* **Written task**:
Repeat the lines below exactly as they appear, but leave out the images.

* **Material provided**:

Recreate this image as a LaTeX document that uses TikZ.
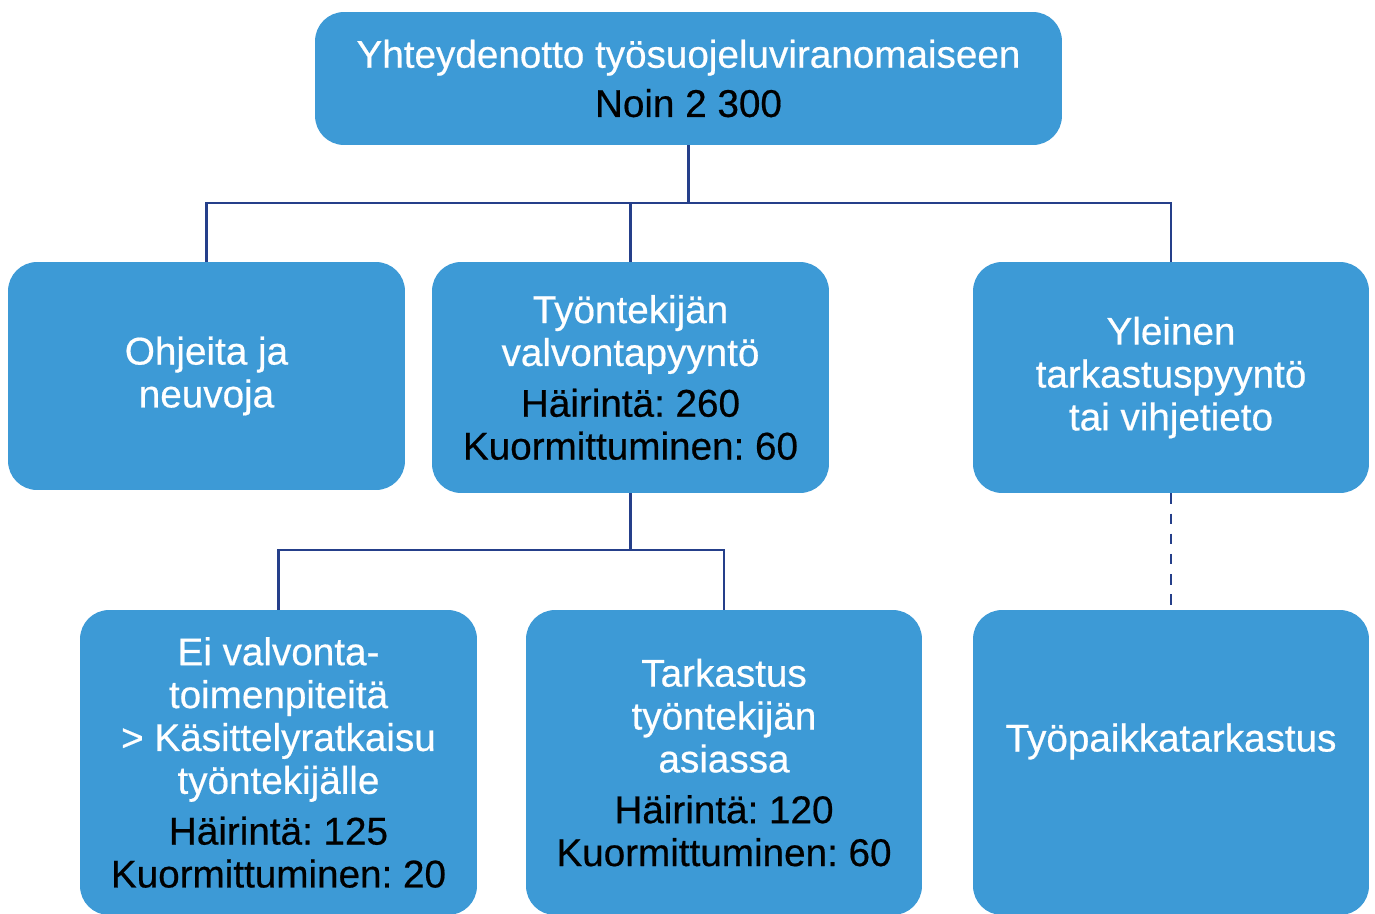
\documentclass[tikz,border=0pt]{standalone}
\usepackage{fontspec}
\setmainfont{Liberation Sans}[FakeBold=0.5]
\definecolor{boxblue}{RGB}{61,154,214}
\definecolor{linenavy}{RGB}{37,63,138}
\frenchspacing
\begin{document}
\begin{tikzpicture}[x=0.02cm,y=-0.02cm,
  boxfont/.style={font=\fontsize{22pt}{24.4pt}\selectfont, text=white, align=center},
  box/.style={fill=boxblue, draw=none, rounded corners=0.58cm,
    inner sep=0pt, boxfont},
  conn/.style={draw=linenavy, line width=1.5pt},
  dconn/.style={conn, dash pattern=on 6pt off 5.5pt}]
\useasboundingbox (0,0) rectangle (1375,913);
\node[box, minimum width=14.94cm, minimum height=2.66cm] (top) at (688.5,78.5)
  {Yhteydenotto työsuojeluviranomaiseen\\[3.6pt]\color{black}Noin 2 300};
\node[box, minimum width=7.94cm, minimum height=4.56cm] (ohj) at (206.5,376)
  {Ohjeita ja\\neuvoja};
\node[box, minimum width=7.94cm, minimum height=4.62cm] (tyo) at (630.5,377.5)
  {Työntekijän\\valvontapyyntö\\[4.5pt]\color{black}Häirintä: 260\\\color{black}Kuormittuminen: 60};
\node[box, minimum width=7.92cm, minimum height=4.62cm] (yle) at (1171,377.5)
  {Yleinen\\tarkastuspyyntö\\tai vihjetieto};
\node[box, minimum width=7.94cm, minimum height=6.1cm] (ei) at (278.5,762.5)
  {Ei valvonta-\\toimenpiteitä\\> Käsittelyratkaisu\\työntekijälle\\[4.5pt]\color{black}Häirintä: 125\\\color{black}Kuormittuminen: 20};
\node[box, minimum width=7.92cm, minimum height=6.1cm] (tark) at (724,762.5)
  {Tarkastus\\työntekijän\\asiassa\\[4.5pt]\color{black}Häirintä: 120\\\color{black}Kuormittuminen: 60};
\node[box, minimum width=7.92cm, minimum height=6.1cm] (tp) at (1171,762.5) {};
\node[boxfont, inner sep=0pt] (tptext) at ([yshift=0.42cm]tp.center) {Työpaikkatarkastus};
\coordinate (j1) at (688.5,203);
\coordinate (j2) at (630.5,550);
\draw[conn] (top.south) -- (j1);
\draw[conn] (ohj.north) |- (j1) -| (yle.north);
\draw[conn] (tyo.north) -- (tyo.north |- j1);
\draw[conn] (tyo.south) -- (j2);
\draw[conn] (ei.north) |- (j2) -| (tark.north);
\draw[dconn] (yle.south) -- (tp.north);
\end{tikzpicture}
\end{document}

* **Output for this exercise**:
Recreate this image as a LaTeX document that uses TikZ.
\documentclass[tikz,border=0pt]{standalone}
\usepackage{fontspec}
\setmainfont{Liberation Sans}[FakeBold=0.5]
\definecolor{boxblue}{RGB}{61,154,214}
\definecolor{linenavy}{RGB}{37,63,138}
\frenchspacing
\begin{document}
\begin{tikzpicture}[x=0.02cm,y=-0.02cm,
  boxfont/.style={font=\fontsize{22pt}{24.4pt}\selectfont, text=white, align=center},
  box/.style={fill=boxblue, draw=none, rounded corners=0.58cm,
    inner sep=0pt, boxfont},
  conn/.style={draw=linenavy, line width=1.5pt},
  dconn/.style={conn, dash pattern=on 6pt off 5.5pt}]
\useasboundingbox (0,0) rectangle (1375,913);
\node[box, minimum width=14.94cm, minimum height=2.66cm] (top) at (688.5,78.5)
  {Yhteydenotto työsuojeluviranomaiseen\\[3.6pt]\color{black}Noin 2 300};
\node[box, minimum width=7.94cm, minimum height=4.56cm] (ohj) at (206.5,376)
  {Ohjeita ja\\neuvoja};
\node[box, minimum width=7.94cm, minimum height=4.62cm] (tyo) at (630.5,377.5)
  {Työntekijän\\valvontapyyntö\\[4.5pt]\color{black}Häirintä: 260\\\color{black}Kuormittuminen: 60};
\node[box, minimum width=7.92cm, minimum height=4.62cm] (yle) at (1171,377.5)
  {Yleinen\\tarkastuspyyntö\\tai vihjetieto};
\node[box, minimum width=7.94cm, minimum height=6.1cm] (ei) at (278.5,762.5)
  {Ei valvonta-\\toimenpiteitä\\> Käsittelyratkaisu\\työntekijälle\\[4.5pt]\color{black}Häirintä: 125\\\color{black}Kuormittuminen: 20};
\node[box, minimum width=7.92cm, minimum height=6.1cm] (tark) at (724,762.5)
  {Tarkastus\\työntekijän\\asiassa\\[4.5pt]\color{black}Häirintä: 120\\\color{black}Kuormittuminen: 60};
\node[box, minimum width=7.92cm, minimum height=6.1cm] (tp) at (1171,762.5) {};
\node[boxfont, inner sep=0pt] (tptext) at ([yshift=0.42cm]tp.center) {Työpaikkatarkastus};
\coordinate (j1) at (688.5,203);
\coordinate (j2) at (630.5,550);
\draw[conn] (top.south) -- (j1);
\draw[conn] (ohj.north) |- (j1) -| (yle.north);
\draw[conn] (tyo.north) -- (tyo.north |- j1);
\draw[conn] (tyo.south) -- (j2);
\draw[conn] (ei.north) |- (j2) -| (tark.north);
\draw[dconn] (yle.south) -- (tp.north);
\end{tikzpicture}
\end{document}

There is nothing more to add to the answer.